Farningham and Drif were made for each other. It was a charity to step inside this shop; heaped, mounded, treble-stacked with necrotic paper. Bibliographic scrag ends. The slurry of the publishing industry. Titles so undesirable that Oxfam would have left them in a black bag on the steps of Sue Ryder. I was transfixed. The others panicked. They started, as civilians will, to pout like goldfish. To mistrust the air: they’d been landed in an alien environment.
It was a point of honour to walk out of this dump with something, anything. Courteous as a Cossack, I tipped out boxes, ransacked shelves. The best I could do was Miriam Colwell’s Young , a ‘post-Salinger, first-person narrative’ from 1955 (which I tried unsuccessfully to punt to my ageing Juvenile Delinquency collectors). ‘Intimate story of two American teenage girls… blue jeans, cokes & convertibles.’ VG in somewhat rubbed dust-jacket. Yours for a tenner. Postage included.
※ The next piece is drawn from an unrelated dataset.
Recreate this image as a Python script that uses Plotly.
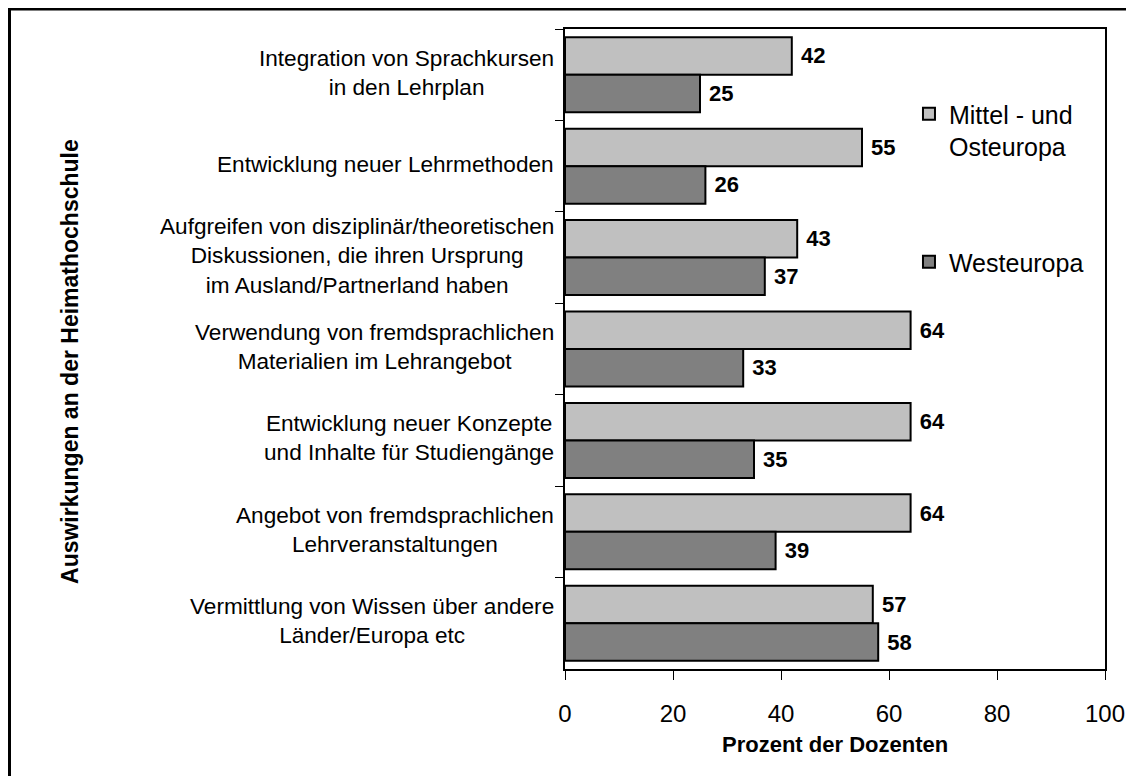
import plotly.graph_objects as go

# categories (top to bottom)
categories = [
    "Integration von Sprachkursen<br>in den Lehrplan",
    "Entwicklung neuer Lehrmethoden",
    "Aufgreifen von disziplinär/theoretischen<br>Diskussionen, die ihren Ursprung<br>im Ausland/Partnerland haben",
    "Verwendung von fremdsprachlichen<br>Materialien im Lehrangebot",
    "Entwicklung neuer Konzepte<br>und Inhalte für Studiengänge",
    "Angebot von fremdsprachlichen<br>Lehrveranstaltungen",
    "Vermittlung von Wissen über andere<br>Länder/Europa etc",
]
mittel_ost = [42, 55, 43, 64, 64, 64, 57]
west = [25, 26, 37, 33, 35, 39, 58]
x_ticks = [0, 20, 40, 60, 80, 100]

FONT = "Liberation Sans, Arial, sans-serif"

fig = go.Figure()
fig.add_trace(go.Bar(
    name="Mittel - und<br>Osteuropa", y=categories, x=mittel_ost, orientation="h",
    marker=dict(color="#C0C0C0", line=dict(color="black", width=2)),
    texttemplate=" %{x}", textposition="outside", cliponaxis=False,
    textfont=dict(family=FONT, size=22, color="black", weight="bold"),
    legendgroup="a",
))
fig.add_trace(go.Bar(
    name="Westeuropa", y=categories, x=west, orientation="h",
    marker=dict(color="#808080", line=dict(color="black", width=2)),
    texttemplate=" %{x}", textposition="outside", cliponaxis=False,
    textfont=dict(family=FONT, size=22, color="black", weight="bold"),
    legendgroup="b",
))

# category labels: block right-aligned, lines centred
for cat in categories:
    fig.add_annotation(
        x=0, xref="paper", y=cat, yref="y", text=cat, showarrow=False,
        xanchor="right", yanchor="middle", align="center", xshift=-9, yshift=2,
        font=dict(family=FONT, size=22.6, color="black"),
    )

fig.add_annotation(
    x=-0.917, xref="paper", y=0.481, yref="paper", text="<b>Auswirkungen an der Heimathochschule</b>",
    textangle=-90, showarrow=False, xanchor="center", yanchor="middle",
    font=dict(family=FONT, size=23, color="black"),
)
fig.add_annotation(
    x=0.5, xref="paper", y=-0.118, yref="paper", text="<b>Prozent der Dozenten</b>",
    showarrow=False, xanchor="center", yanchor="middle",
    font=dict(family=FONT, size=22, color="black"),
)

# outer frame (right and bottom edges run off the page)
fig.add_shape(type="rect", xref="paper", yref="paper", x0=-1.0287, y0=-0.3, x1=1.2, y1=1.0313,
              line=dict(color="black", width=3), layer="above")

fig.update_layout(
    width=1134, height=776,
    margin=dict(l=557, r=37, t=21, b=115),
    paper_bgcolor="white", plot_bgcolor="white",
    barmode="group", bargap=0.18, bargroupgap=0,
    font=dict(family=FONT, color="black"),
    showlegend=True,
    legend=dict(
        x=0.637, y=0.903, xanchor="left", yanchor="top",
        font=dict(family=FONT, size=25, color="black"),
        tracegroupgap=80, valign="top", bgcolor="rgba(0,0,0,0)",
    ),
    xaxis=dict(
        range=[0, 100], tickvals=x_ticks, ticks="outside", ticklen=9, tickcolor="black",
        showline=True, linecolor="black", linewidth=1.5, mirror=True, showgrid=False,
        zeroline=False, ticklabelstandoff=13, tickfont=dict(family=FONT, size=24, color="black"),
    ),
    yaxis=dict(
        autorange="reversed", showticklabels=False, ticks="outside", ticklen=8,
        tickson="boundaries", tickcolor="black", showline=True, linecolor="black",
        linewidth=1.5, mirror=True, showgrid=False,
    ),
)

fig.write_html("out.html")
Renchi, as I feared, engaged the proprietor in conversation. Like all dealers, I treated this man as a necessary obstacle, a palsied hand into which to drop a few coins. Never give them an opening. The only reason the shop existed was to bring the unwary in from the street, to provide an audience for: The Story. The Ancient Mariner experience. Simon’s tale, I had to admit, was one of the best. His special needs, I assumed, were no more extreme than those you’d find in a hundred such establishments: bookdealers, even if they begin as fun-loving athletes, soon crumple into melancholia, horseshoe-spine, life-threatening obesity, shingles, myopia, incipient gangrene, flatulence. Simon had a yarn to pitch that would have subdued a crew with normal human sympathies. His image and his story travelled with us for miles. He became the messenger, the guide for that walk: dead books and a keeper waiting to talk to travellers. The oracle of Farningham.